Given a raw image, represent a visual scene graph as \(G = \{V, E\}\), \(V\) is the node-set, and $E$ is the edge-set. As shown in figure, the pink rectangles denote object nodes, each of which corresponds to a region of the image. The ellipses in light blue are relationship nodes, each of which connects two object nodes by directed edges.

If there are \(N_o\) object nodes and \(N_r\) relationship nodes in VSG:

Object nodes set:

\[O = \{o_{i}|i = 1,2,...,N_o \}\]

Relationship nodes set: \(R = \{r_{ij}\} \subseteq O \times O\), \(\vert R \vert = N_r\), \(r_{ij}\) is the relationship of \(o_i\) and \(o_j\)

Visual Scene Graph Encoder

alt img

Visual Feature Extractor. The pre-trained visual feature extractor: emcoding image regions into feature vector (Faster-RCNN). Each node in VSG will be encoded into a \(d_1\)-dimension visual feature.

For object node \(o_i\), visual feature vector \(v_{oi}\) is extracted from its corresponding image region.

For relationship node \(r_{ij}\) , visual feature vector \(r_{ij}\) is extracted from the union image region of \(o_i\) and \(o_j\) .

Label Embedding Layer.

Given one-hot vectors \(l_{oi}\) and \(l_{r_{ij}}\), output \(e_{oi}\) and \(e_{r_{ij}}\) :

\(W_o \in R^{d_2 \times C_o}\) and \(W_r \in R^{d_2 \times C_r}\) are trainable parameters and initialized by word2vec (\(d_2=300\)). \(C_o\) is the category number of objects and $C_r$ is the category number of relationships.

\[e_{oi} = W_oI_{oi} , W_o \in R^{d_2 \times C_o}\] \[e_{r_{ij}} = WrI_{r_{ij}}, W_r \in R^{d_2 \times C_r}\]

Multi-modal Fusion Layer.

\(W_u \in R^{d_1 \times (d_1 + d_2)}\) is the trainable parameter of fusion layer.

\(u_{oi} = tanh(W_u[v_{oi},e_{oi}])\),

\[u_{r_{ij}} = tanh(W_u[v_{r_{ij}},e_{r_{ij}}])\]

Visual Scene Graph Encoder

alt img

Two relationshps: word order (black arrows) and semantic relationship (brown arrows, are built from SPICE)

The textual scene graph encoder consists of a word embedding layer, a word-level bi-GRU encoder, and a path-level biGRU encoder.

Build TSG:

Fiest, each word $w_i$ in the sentences is embedded into a vector by the word embedding layer as \(e_{w_{i}} = W_el_{w_{i}}\) . (\(l_{w_{i}}\) is the one-hot vector of \(w_i\) , \(W_e\) is the parameter matrix of embedding layer, initialisation as the same word2vec in VSG encoder and be learned during training end-to-end).

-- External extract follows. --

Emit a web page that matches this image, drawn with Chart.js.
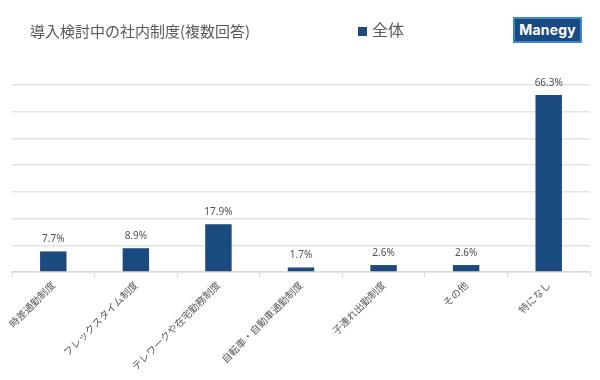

Second, two kinds of path are encoded separately by different bi-GRUs.

For the word-order path:

\[\overrightarrow{h_{w_{i}}} = \overrightarrow{GRU_w}(e_{w_{i}},\overrightarrow{h_{w_{i-1}}})\] \[\overleftarrow{h_{w_{i}}} = \overleftarrow{GRU_w}(e_{w_{i}},\overleftarrow{h_{w_{i+1}}})\] \[h_{w_{i}} = (\overrightarrow{h_{w_{i}}} + \overleftarrow{h_{w_{i}}})/2\]

For the $N_p$ semantic relationship paths:

\(h_{p{i}} = (\overrightarrow{GRU_p}(path_i) + \overleftarrow{GRU_p}(path_i))/2, i \in [1,N_p]\) , the last hidden state feature of \(i-th\) semantic relationship path, which is also a relationship feature of the TSG.

Similarity Function

Each graph has two levels of features, this work match them respectively.

Setting:

  • there are \(N_o\) and \(N_w\) object features in the visual and textual feature graph, each of them is a $D$-dimension vector.
  • for feature vectors $h_i$ and $h_j$ , the similarity score is \(h_{i}^{T}h_{j}\), the similarity scores of V and T objects, it’s a \(N_w \times N_o\) matrix.
  • find the maximum value of each row, which means for very textual object, the most related visual objects among $N_o$ visual objects is picked up.
  • similarity score:
    • \[S^{o} = (\sum_{t=1}^{N_w} \max_{i \in [1, N_o]} h_{w_t}^{T}h_{o_i})/N_{w}\]
    • \[S^{r} = (\sum_{t=1}^{N_p} \max_{r_{ij} \in R} h_{p_t}^{T}h_{r_{ij}})/N_{p}\]
    • \[S = S^o + S^r\]

Loss Function

usually, use triplet loss:

\[L(k,l) = \sum_{\hat{l}} max(0,m- S_{k \hat{l}} + S_{k\hat{l}}) + \sum_{\hat{k}} max(0,m- S_{k \hat{l}} + S_{k\hat{l}})\]

Consider to the influence of hardest negative samples,

\[L_{+}(k,l) = max(0, m - S_{kl} + S_{k \hat{l}}) + max(0, m - S_{kl} + S_{\hat{k} l})\]

where \(\hat{l} = argmax_{j \not = l}S_{kj}$ and $k' = argmax_{j \not = k}S_{jl}\) are hardest negative in the mini-batch.